All witnesses spoke positively of the SBIR/STTR programs and advocated for both to be reauthorized permanently. Dehmer, for example, highlighted the work of Niowave, Inc.—a SBIR-supported company that is developing superconducting linear particle accelerators capable of producing the important medical radioisotope molybdenum-99. A byproduct of Mo-99 is used in over 30 million diagnostic imaging procedures annually, yet the U.S. currently has no ability to produce the material domestically despite accounting for about half of global usage.
However, the witnesses also recommended that Congress keep the set-asides at the fiscal year 2017 levels, instead preferring that increases to the programs be driven by increases to the agencies’ overall R&D budgets. They observed that funding for SBIR and STTR increased by about 30 percent since fiscal year 2011, a much faster growth rate than that provided to the agencies’ top-line budgets over the same period.

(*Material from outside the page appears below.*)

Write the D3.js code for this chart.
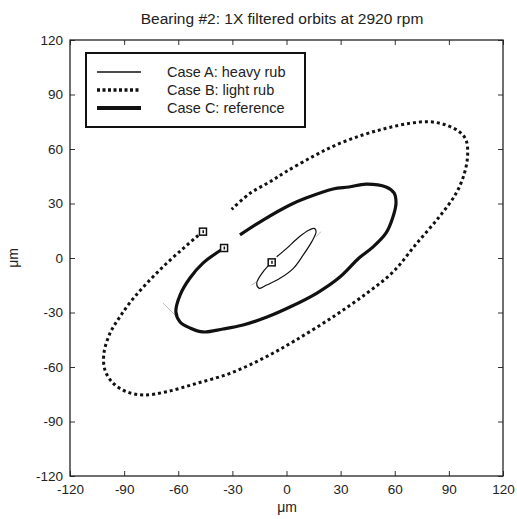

Rep. Katherine Clark (D-MA) summarized the witnesses’ sentiments: “I agree with you. I think we need to increase the pie, not reallocate the slices.” Smith also made clear that he is not likely to support increases to the set-asides, referring to them as taxes on basic research:
There are still ways to improve SBIR and STTR and assure taxpayers are getting the greatest return for the investments of their hard-earned dollars. Instances of fraud and abuse continue to be problematic. Objective measurement of results across all participating federal agencies is needed. It is also important to examine if the current funding levels–the taxes on basic research–are hurting fundamental scientific research. Any increases would necessarily reduce our nation’s primary investments in basic research at a time when U.S. global leadership is threatened.
While the SBIR program has great value, we must look at it in the context of overall agency budgets and missions. Increasing the set-aside for SBIR and STTR as much as has been proposed by some could come at the expense of support for other critical research programs. Perhaps my biggest concern is harm done to the pipeline of STEM talent and innovators by increasingly lower research funding levels. This is a difficult choice in tough budget times because both research and commercialization activities are highly valuable investments.
With few weeks left in the compressed presidential election year congressional calendar, it is unclear whether the proposals will be taken up by either chamber. However, each could still be appended to other legislative vehicles.